Fukami may very well easily overcome not only my wonderings but also Foster’s line of criticism.

In this text, I have transliterated “reality” in terms of the sense of reality and perception of the world in various ways. When I asked Fukami how she would translate “reality,” she replied “chaos.” Because she was torn between that and “truth,” her reply might be completely different if I asked her again today. But “chaos” really makes a lot of sense to me.

The reality experienced by Fukami is a memory-mixed mélange of inner gut feelings and perceptions of the world. It creates a narrative world through the contact with the external world in the form of pigments and canvas.

A plural number of raw “realities” are alive on a single flat world.

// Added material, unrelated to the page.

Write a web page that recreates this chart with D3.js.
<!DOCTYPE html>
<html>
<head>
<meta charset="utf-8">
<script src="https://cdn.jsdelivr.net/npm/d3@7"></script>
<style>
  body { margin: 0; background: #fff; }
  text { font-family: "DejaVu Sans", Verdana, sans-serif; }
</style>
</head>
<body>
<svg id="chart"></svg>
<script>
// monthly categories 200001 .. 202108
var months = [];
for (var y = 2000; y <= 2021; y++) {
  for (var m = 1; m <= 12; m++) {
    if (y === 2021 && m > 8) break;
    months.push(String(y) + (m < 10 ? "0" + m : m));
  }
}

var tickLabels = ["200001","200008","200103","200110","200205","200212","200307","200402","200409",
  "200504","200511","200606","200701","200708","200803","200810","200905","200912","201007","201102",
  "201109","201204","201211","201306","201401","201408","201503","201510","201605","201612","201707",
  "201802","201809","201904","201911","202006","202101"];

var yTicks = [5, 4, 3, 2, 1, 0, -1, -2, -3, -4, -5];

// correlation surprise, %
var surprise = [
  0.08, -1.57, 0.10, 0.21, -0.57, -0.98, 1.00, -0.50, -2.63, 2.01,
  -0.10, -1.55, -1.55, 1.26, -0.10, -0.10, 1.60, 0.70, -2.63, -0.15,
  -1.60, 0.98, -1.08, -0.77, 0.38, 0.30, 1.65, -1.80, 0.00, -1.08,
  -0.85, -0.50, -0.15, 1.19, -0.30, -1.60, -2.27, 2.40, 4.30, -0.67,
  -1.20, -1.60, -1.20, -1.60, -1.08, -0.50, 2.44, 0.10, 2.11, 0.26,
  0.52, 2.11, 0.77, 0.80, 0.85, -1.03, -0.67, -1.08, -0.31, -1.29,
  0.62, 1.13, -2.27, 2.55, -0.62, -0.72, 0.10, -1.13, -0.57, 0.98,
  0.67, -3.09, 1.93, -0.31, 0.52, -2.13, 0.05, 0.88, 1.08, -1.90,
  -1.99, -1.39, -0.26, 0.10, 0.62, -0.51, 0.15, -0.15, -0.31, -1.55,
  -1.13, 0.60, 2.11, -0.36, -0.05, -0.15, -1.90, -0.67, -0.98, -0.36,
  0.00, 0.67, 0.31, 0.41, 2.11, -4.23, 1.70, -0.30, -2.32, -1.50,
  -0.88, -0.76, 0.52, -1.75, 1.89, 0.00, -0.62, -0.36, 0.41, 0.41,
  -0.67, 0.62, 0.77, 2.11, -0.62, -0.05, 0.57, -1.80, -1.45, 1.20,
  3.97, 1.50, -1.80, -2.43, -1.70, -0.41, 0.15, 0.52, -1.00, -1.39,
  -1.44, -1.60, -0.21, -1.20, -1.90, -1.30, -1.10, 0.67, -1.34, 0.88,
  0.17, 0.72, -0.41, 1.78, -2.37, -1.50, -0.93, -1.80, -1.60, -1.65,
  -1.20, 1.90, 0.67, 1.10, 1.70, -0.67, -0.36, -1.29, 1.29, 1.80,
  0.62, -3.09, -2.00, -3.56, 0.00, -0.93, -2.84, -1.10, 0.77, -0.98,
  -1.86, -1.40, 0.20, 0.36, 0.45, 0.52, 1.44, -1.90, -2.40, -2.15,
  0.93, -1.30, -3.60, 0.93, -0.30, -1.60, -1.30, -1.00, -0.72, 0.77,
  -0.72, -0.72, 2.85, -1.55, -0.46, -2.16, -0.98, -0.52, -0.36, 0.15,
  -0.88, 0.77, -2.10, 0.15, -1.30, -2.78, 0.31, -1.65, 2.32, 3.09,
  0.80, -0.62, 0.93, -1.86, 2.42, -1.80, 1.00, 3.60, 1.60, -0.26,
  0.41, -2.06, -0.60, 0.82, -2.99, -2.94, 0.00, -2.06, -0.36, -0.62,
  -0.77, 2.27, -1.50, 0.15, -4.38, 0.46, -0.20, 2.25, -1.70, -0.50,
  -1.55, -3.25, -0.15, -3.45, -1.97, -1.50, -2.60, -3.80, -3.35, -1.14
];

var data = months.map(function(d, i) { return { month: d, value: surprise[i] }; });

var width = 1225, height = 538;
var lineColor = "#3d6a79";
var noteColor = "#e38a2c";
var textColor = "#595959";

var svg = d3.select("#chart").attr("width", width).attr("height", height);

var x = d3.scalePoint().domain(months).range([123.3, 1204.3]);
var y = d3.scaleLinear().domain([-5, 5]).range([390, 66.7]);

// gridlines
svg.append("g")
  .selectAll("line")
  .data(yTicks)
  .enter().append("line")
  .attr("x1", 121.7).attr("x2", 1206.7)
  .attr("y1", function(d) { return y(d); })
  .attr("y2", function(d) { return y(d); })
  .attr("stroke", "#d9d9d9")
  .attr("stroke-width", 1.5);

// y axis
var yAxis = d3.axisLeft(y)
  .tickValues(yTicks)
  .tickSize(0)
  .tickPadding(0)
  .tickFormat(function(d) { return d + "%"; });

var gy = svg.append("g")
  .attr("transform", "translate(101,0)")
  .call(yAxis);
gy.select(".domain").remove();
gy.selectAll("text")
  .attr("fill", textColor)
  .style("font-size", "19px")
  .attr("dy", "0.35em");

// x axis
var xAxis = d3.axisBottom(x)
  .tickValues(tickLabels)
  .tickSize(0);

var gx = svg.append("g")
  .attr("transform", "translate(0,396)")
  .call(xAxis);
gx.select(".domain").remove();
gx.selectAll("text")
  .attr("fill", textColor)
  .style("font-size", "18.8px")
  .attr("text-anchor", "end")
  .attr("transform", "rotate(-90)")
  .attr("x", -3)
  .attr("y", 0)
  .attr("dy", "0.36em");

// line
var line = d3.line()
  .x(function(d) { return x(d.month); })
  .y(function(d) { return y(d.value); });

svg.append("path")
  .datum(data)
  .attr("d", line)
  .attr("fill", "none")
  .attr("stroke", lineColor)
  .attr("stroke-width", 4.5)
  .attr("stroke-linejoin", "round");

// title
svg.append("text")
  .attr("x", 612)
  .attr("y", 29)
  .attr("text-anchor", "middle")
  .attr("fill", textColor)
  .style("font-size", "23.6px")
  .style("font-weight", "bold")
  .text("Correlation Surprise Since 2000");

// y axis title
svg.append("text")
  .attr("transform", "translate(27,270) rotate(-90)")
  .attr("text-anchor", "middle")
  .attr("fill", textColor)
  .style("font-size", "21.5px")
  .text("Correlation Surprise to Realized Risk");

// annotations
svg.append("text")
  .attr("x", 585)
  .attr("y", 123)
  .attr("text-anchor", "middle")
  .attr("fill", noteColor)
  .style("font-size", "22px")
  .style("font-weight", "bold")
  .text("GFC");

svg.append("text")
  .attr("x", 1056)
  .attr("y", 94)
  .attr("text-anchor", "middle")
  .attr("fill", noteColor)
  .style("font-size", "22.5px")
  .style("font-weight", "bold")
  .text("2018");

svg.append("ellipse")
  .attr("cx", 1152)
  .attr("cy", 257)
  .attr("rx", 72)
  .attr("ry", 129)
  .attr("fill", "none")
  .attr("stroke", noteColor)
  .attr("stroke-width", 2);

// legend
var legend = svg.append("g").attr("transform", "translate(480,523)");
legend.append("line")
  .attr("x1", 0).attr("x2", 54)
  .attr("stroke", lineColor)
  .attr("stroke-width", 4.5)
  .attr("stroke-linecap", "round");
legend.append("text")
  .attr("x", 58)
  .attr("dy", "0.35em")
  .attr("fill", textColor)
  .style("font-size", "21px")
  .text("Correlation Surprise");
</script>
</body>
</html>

It is indeed a chaos “reality.”

 

Symbol (…)

1.A mark or sign indicating something else. 2) An effect connecting two things that have no inherent connection (a concrete thing and an abstract thing), based on some similarity. For example, The use of a white color to express cleanliness and a black color to express sadness. (Translation of an entry from Kojien, sixth edition, edited by Izuru Shinmura, Iwanami Shoten, 2008; omission by the author)

2.Dictionary of English Etymologies*, edited by Yoshio Terazawa (Kenkyusha, first edition, 1997, p. 1393) and Greek Lexicon*, edited by Harukaze Kogawa (Daigaku Shorin, first edition, 1989, p. 198)
* Tentative translations for titles of books available only in Japanese.

3.From “Aura and Agora: On Negotiating Rapture and Speaking Between,” an essay by Homi K. Bhabha, as contained in a collection of Homi’s works in Japanese translation by Junichi   Isomae and Daniel Gallimore, published by Misuzu Shobo in 2009.

4.Hal Foster, “The Expressive Fallacy,” Art in America, February 1983.